OregonDigital / oregondigital

OregonDigital Hydra Application
https://oregondigital.org/catalog/
Other
25 stars 5 forks source link

Add Identifier values for Sheet Music items without Identifier #1408

Closed wickr closed 3 years ago

wickr commented 3 years ago

About 90% of Sheet Music items don't have an Identifier value, which is now a required field in OD2.

The identifier can be made from the filename of the original upload, without the file extension.

wickr commented 3 years ago

I was wrong, the Sheet Music items didn't retain the original filename (anywhere in Fedora that I can see), so the content datastream label is just 'File Datastream' for all of them.

Creating identifiers manually is still an option, either one-by-one or with a spreadsheet.

Or it's probably possible to take the Titles and do something like change spaces to underscores and remove punctuation.

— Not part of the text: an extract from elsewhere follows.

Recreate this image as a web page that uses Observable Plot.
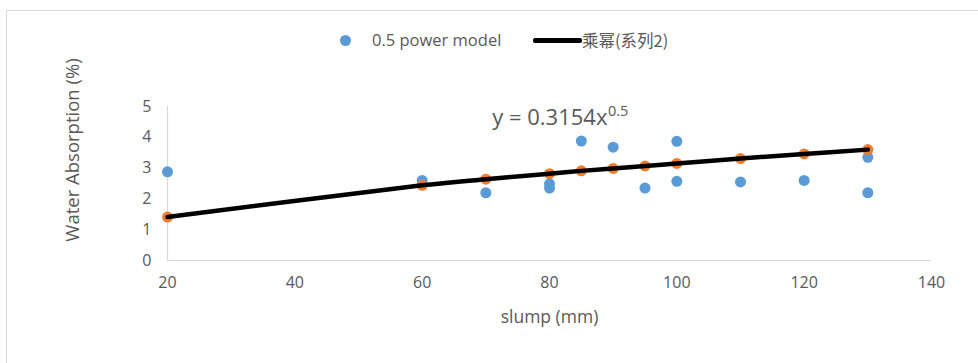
<!DOCTYPE html>
<html><head><meta charset="utf-8">
<script src="https://cdn.jsdelivr.net/npm/d3@7"></script>
<script src="https://cdn.jsdelivr.net/npm/@observablehq/plot@0.6"></script>
<style>
body{margin:0;background:#fff;}
#wrap{position:relative;width:978px;height:363px;font-family:"Open Sans","Noto Sans",sans-serif;color:#595959;overflow:hidden;}
#frame{position:absolute;left:6px;top:10px;width:990px;height:360px;border:1px solid #d9d9d9;box-sizing:border-box;}
#legend{position:absolute;top:28px;left:0;width:978px;font-size:16.5px;}
.item{position:absolute;top:0;white-space:nowrap;line-height:24px;}
.sw-dot{position:absolute;width:11px;height:11px;border-radius:50%;background:#5B9BD5;}
.sw-line{position:absolute;height:5px;background:#000;border-radius:2px;}
#chart{position:absolute;left:0;top:0;}
#ytitle{position:absolute;left:72px;top:150px;width:0;height:0;}
#ytitle span{position:absolute;left:0;top:0;white-space:nowrap;font-size:18.5px;line-height:24px;transform:translate(-50%,-50%) rotate(-90deg);}
</style></head>
<body>
<div id="wrap">
  <div id="frame"></div>
  <div id="chart"></div>
  <div id="ytitle"><span></span></div>
  <div id="legend"></div>
</div>
<script>
// Measured points (blue)
const slumpMeasured = [20, 60, 70, 80, 80, 85, 90, 95, 100, 100, 110, 120, 130, 130];
const absorptionMeasured = [2.88, 2.60, 2.20, 2.49, 2.35, 3.88, 3.68, 2.35, 3.87, 2.57, 2.55, 2.60, 3.35, 2.20];
// 0.5 power model values (orange) and trendline
const slumpModel = [20, 60, 70, 80, 85, 90, 95, 100, 110, 120, 130];
const absorptionModel = [1.41, 2.44, 2.64, 2.82, 2.91, 2.99, 3.07, 3.15, 3.31, 3.46, 3.60];
const xTicks = [20, 40, 60, 80, 100, 120, 140];
const yTicks = [0, 1, 2, 3, 4, 5];
const seriesNames = ["0.5 power model", "乘幂(系列2)"];
const axisTitles = {x: "slump (mm)", y: "Water Absorption (%)"};
const equation = [{x: 89.1, y: 4.63, text: "y = 0.3154x", sup: "0.5"}];

const measured = slumpMeasured.map((s, i) => ({x: s, y: absorptionMeasured[i]}));
const model = slumpModel.map((s, i) => ({x: s, y: absorptionModel[i]}));

const fontFam = '"Open Sans","Noto Sans",sans-serif';
const chart = Plot.plot({
  width: 978,
  height: 363,
  marginLeft: 167,
  marginRight: 47,
  marginTop: 106,
  marginBottom: 103,
  style: {fontFamily: fontFam, fontSize: "16px", color: "#595959", background: "transparent"},
  x: {domain: [20, 140]},
  y: {domain: [0, 5]},
  marks: [
    Plot.ruleY([0], {stroke: "#d9d9d9", strokeWidth: 1.2}),
    Plot.ruleX([20], {stroke: "#d9d9d9", strokeWidth: 1.2}),
    Plot.axisX({ticks: xTicks, tickFormat: d => String(d), tickSize: 0, tickPadding: 16, fontSize: 16, label: null}),
    Plot.axisX({ticks: [], label: axisTitles.x, labelAnchor: "center", labelArrow: "none", labelOffset: 62, fontSize: 17.5}),
    Plot.axisY({ticks: yTicks, tickFormat: d => String(d), tickSize: 0, tickPadding: 16, fontSize: 16, label: null}),
    Plot.dot(measured, {x: "x", y: "y", r: 5.5, fill: "#5B9BD5"}),
    Plot.dot(model, {x: "x", y: "y", r: 5.5, fill: "#ED7D31"}),
    Plot.line(model, {x: "x", y: "y", stroke: "#000", strokeWidth: 4.5, curve: "catmull-rom"}),
    Plot.text(equation, {x: "x", y: "y", text: "text", textAnchor: "end", fontSize: 22, fill: "#595959"}),
    Plot.text(equation, {x: "x", y: "y", text: "sup", textAnchor: "start", fontSize: 14.5, dy: -7, dx: 0.5, fill: "#595959"})
  ]
});
document.getElementById("chart").appendChild(chart);

document.querySelector("#ytitle span").textContent = axisTitles.y;

// Legend
const legend = document.getElementById("legend");
legend.innerHTML =
  `<div class="sw-dot" style="left:340px;top:7px"></div>` +
  `<div class="item" style="left:372px">${seriesNames[0]}</div>` +
  `<div class="sw-line" style="left:533px;top:10px;width:49px"></div>` +
  `<div class="item" style="left:582px;font-family:'Noto Sans CJK SC',sans-serif">${seriesNames[1]}</div>`;
</script>
</body></html>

sseymore commented 3 years ago

Dark archives dump: https://drive.google.com/file/d/1cwOBK23zrj6Z2zxOQcpccf4Kw6nv_VJo/view

Former dump to use to remediate: https://docs.google.com/spreadsheets/d/1Fp0f23-hXLuuMrLSD5k6gbuneXR7PZ0pXiW2DpI0w8k/edit#gid=1877374817

wickr commented 3 years ago

First pass with the matching CSV is complete, changed 1094 items.

A quick solr check found 34 items still without identifiers.

wickr commented 3 years ago

Round 2 of 34 values is now complete. A solr check says 0 items in the collection without identifiers.